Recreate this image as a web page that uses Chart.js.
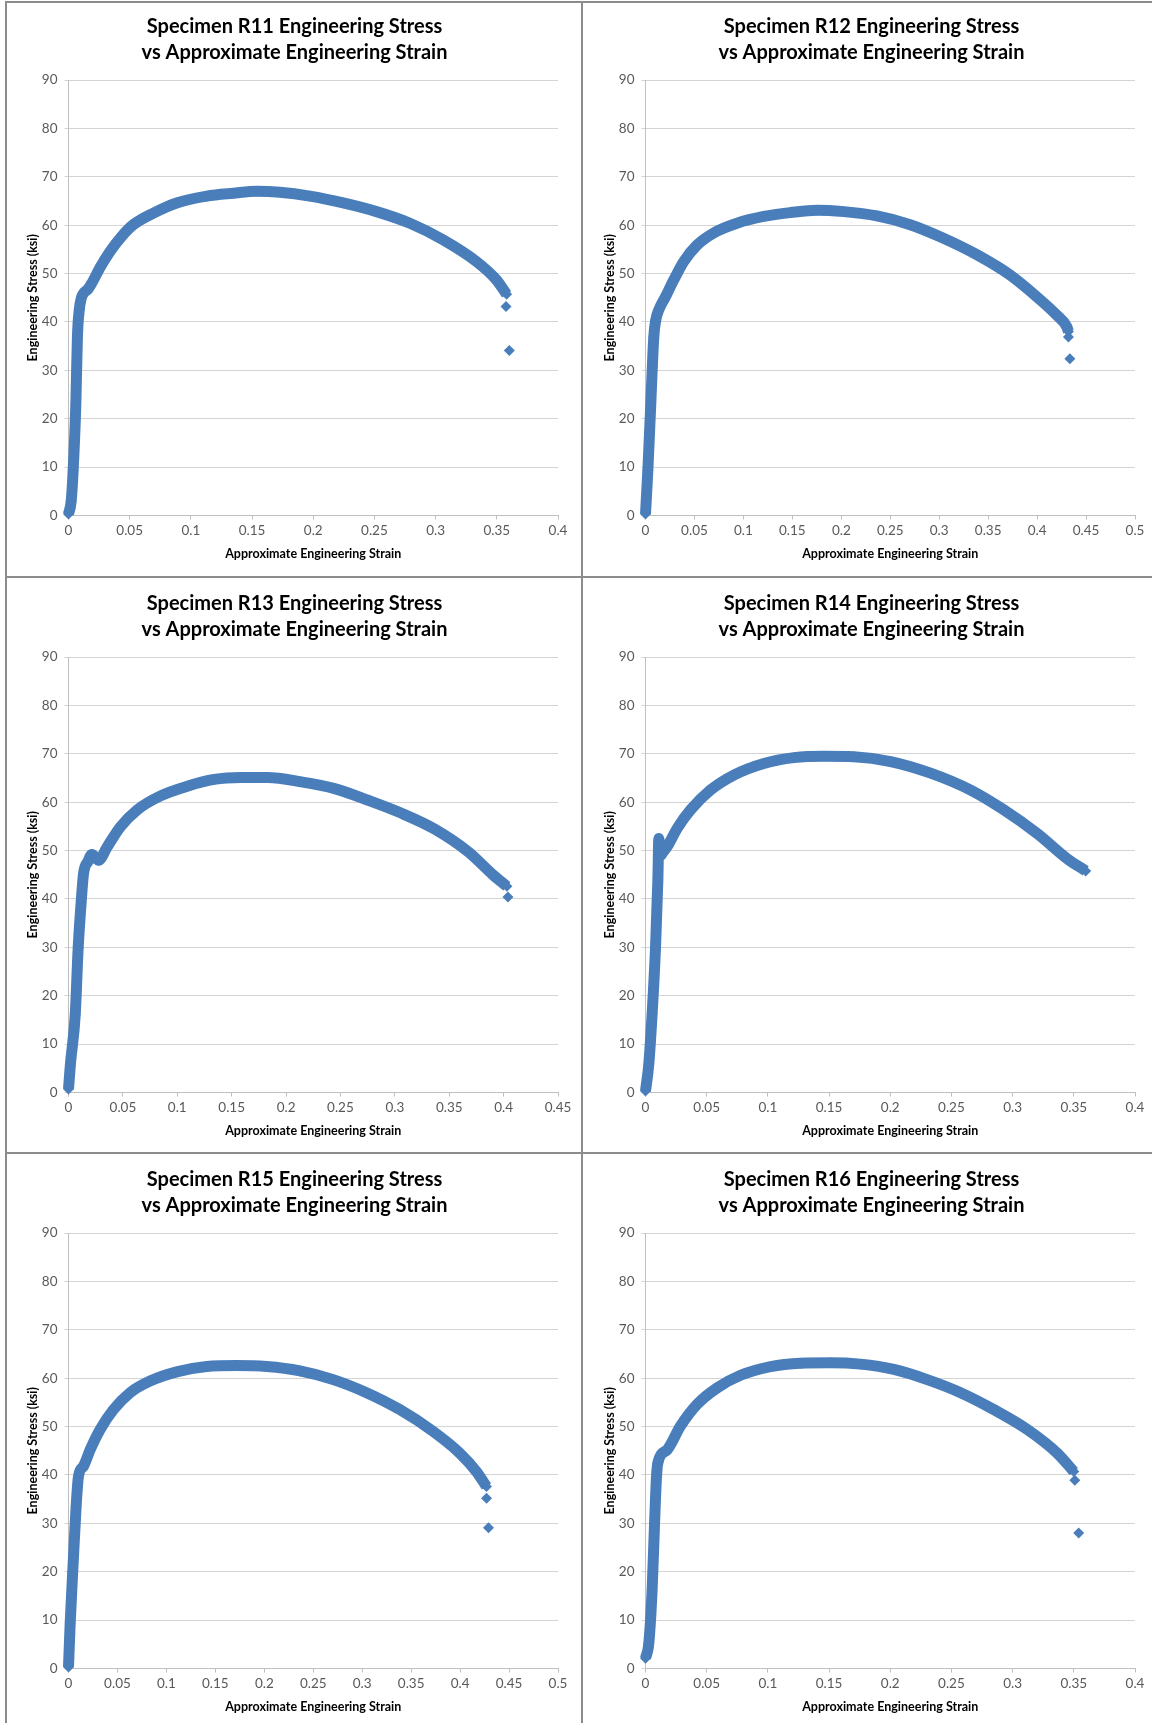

==

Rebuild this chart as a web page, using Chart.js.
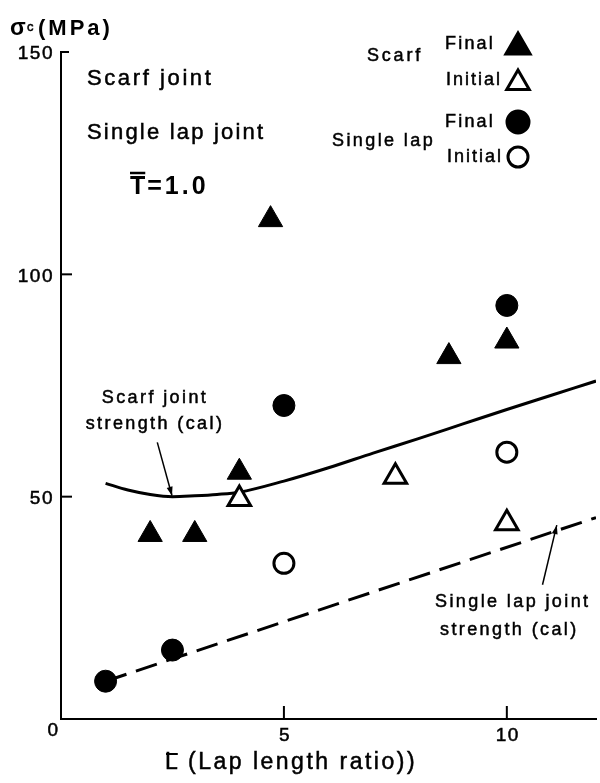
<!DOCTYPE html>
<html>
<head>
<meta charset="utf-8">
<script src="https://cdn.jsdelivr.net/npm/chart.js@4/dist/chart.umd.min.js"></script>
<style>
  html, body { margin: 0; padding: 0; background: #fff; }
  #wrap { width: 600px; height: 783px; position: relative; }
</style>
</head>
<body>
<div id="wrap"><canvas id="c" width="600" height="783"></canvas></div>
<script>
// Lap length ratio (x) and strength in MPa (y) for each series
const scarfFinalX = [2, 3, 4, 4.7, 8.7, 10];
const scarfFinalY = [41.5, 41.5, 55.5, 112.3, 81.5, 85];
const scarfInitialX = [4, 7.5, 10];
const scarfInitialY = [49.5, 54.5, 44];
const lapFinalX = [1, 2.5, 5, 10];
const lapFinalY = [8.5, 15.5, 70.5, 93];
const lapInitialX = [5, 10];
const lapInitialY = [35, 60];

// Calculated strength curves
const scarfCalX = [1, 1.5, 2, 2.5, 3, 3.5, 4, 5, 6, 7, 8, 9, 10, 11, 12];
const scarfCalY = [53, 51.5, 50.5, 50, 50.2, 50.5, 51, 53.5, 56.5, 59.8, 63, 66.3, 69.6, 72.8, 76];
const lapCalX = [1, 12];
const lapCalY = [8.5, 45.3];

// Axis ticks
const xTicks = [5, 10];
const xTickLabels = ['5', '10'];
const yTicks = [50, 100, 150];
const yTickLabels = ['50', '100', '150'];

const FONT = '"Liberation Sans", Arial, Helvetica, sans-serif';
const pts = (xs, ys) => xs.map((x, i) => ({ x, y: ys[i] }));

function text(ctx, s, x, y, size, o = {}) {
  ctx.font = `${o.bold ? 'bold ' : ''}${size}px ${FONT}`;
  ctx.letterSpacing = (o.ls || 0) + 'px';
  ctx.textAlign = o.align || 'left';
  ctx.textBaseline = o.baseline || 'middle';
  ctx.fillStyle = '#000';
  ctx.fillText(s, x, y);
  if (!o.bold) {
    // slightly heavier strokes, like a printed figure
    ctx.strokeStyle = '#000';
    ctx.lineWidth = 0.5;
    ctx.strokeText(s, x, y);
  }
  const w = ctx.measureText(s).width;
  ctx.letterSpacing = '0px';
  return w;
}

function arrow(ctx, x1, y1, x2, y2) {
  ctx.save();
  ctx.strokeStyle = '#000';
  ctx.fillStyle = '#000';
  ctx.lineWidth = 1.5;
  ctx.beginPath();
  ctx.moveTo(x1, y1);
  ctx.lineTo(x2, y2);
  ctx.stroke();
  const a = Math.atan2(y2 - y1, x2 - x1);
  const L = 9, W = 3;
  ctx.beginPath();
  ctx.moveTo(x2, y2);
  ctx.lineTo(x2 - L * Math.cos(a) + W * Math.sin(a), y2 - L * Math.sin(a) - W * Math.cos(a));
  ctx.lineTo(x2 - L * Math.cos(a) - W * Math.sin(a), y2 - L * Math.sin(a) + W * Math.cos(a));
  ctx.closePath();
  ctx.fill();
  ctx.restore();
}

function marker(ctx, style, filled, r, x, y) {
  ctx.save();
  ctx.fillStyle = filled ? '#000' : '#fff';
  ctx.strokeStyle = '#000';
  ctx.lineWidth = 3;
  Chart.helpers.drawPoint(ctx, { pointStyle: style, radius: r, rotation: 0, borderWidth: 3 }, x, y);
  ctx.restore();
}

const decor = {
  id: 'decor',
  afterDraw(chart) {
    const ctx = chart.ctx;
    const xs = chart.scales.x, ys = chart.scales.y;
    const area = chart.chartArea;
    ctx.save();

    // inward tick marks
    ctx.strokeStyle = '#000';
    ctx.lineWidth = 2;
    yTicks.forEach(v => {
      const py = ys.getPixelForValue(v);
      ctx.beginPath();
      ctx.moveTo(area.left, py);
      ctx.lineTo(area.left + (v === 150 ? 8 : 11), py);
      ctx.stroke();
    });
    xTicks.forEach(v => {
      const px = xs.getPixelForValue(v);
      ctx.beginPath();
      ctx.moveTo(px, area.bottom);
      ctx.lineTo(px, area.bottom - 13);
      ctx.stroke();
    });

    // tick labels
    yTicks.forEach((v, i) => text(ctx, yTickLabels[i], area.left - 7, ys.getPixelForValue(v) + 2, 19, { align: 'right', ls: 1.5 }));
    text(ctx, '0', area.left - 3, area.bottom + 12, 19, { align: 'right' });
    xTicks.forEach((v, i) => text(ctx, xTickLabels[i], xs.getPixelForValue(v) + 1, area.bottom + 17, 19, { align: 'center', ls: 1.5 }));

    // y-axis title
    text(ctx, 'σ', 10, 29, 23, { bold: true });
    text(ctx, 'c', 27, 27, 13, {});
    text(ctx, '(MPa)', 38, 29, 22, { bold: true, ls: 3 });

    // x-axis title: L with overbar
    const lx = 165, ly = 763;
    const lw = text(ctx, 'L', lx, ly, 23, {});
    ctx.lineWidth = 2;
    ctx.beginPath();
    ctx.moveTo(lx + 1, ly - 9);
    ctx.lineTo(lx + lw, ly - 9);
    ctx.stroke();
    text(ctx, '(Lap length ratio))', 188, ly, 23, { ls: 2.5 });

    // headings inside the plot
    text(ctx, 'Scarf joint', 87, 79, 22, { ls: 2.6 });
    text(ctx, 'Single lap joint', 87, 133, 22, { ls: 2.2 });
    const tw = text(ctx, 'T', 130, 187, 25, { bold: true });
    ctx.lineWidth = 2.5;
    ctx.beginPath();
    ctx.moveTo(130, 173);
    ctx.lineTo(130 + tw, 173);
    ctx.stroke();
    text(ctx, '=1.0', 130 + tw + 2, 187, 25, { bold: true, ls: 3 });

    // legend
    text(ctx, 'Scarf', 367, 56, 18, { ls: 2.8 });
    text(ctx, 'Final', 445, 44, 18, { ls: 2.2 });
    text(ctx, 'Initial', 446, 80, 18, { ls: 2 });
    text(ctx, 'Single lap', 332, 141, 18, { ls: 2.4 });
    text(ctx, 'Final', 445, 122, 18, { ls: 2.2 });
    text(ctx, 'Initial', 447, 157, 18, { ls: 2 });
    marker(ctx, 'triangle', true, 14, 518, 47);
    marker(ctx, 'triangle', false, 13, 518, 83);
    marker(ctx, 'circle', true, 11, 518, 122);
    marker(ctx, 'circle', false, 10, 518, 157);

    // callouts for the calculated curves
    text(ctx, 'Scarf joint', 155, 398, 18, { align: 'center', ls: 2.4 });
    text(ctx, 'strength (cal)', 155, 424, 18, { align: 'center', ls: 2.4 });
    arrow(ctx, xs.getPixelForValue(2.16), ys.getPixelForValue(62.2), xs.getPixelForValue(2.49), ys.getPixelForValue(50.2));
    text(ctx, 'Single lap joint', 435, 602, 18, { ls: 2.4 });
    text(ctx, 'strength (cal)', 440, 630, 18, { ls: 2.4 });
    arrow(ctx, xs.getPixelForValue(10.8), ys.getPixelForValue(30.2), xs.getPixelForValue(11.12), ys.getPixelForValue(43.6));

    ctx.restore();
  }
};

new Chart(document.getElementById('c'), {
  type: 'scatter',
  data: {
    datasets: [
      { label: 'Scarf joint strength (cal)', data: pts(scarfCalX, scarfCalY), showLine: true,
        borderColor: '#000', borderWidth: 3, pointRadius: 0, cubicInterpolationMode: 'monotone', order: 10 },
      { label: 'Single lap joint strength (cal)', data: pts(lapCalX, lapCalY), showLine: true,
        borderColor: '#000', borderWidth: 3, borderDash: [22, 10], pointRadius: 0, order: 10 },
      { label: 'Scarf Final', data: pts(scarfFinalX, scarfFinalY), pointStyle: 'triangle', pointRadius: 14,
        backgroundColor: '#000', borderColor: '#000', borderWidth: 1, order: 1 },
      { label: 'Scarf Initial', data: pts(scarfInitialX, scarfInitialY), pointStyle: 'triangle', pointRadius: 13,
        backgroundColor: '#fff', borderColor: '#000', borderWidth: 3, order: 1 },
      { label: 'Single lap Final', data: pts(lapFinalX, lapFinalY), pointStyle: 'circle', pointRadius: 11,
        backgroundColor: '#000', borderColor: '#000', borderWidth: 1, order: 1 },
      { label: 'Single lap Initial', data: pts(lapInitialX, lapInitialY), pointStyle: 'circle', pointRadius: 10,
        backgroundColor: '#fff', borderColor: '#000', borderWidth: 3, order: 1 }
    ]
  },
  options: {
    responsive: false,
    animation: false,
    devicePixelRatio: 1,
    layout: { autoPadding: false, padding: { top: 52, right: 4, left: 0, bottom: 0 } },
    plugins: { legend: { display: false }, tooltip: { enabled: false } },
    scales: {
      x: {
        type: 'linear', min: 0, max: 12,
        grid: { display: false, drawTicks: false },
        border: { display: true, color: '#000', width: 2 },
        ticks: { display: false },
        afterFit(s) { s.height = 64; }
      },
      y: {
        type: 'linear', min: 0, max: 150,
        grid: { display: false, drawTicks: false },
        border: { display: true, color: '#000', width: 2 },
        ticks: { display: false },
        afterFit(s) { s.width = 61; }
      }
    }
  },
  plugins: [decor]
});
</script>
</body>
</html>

Required work: Reproduce the data above exactly, but only from the line containing "Rebuild this chart" through the line containing "const pts = (xs, ys)"; skip the pictures.

Complete answer:
Rebuild this chart as a web page, using Chart.js.
<!DOCTYPE html>
<html>
<head>
<meta charset="utf-8">
<script src="https://cdn.jsdelivr.net/npm/chart.js@4/dist/chart.umd.min.js"></script>
<style>
  html, body { margin: 0; padding: 0; background: #fff; }
  #wrap { width: 600px; height: 783px; position: relative; }
</style>
</head>
<body>
<div id="wrap"><canvas id="c" width="600" height="783"></canvas></div>
<script>
// Lap length ratio (x) and strength in MPa (y) for each series
const scarfFinalX = [2, 3, 4, 4.7, 8.7, 10];
const scarfFinalY = [41.5, 41.5, 55.5, 112.3, 81.5, 85];
const scarfInitialX = [4, 7.5, 10];
const scarfInitialY = [49.5, 54.5, 44];
const lapFinalX = [1, 2.5, 5, 10];
const lapFinalY = [8.5, 15.5, 70.5, 93];
const lapInitialX = [5, 10];
const lapInitialY = [35, 60];

// Calculated strength curves
const scarfCalX = [1, 1.5, 2, 2.5, 3, 3.5, 4, 5, 6, 7, 8, 9, 10, 11, 12];
const scarfCalY = [53, 51.5, 50.5, 50, 50.2, 50.5, 51, 53.5, 56.5, 59.8, 63, 66.3, 69.6, 72.8, 76];
const lapCalX = [1, 12];
const lapCalY = [8.5, 45.3];

// Axis ticks
const xTicks = [5, 10];
const xTickLabels = ['5', '10'];
const yTicks = [50, 100, 150];
const yTickLabels = ['50', '100', '150'];

const FONT = '"Liberation Sans", Arial, Helvetica, sans-serif';
const pts = (xs, ys) => xs.map((x, i) => ({ x, y: ys[i] }));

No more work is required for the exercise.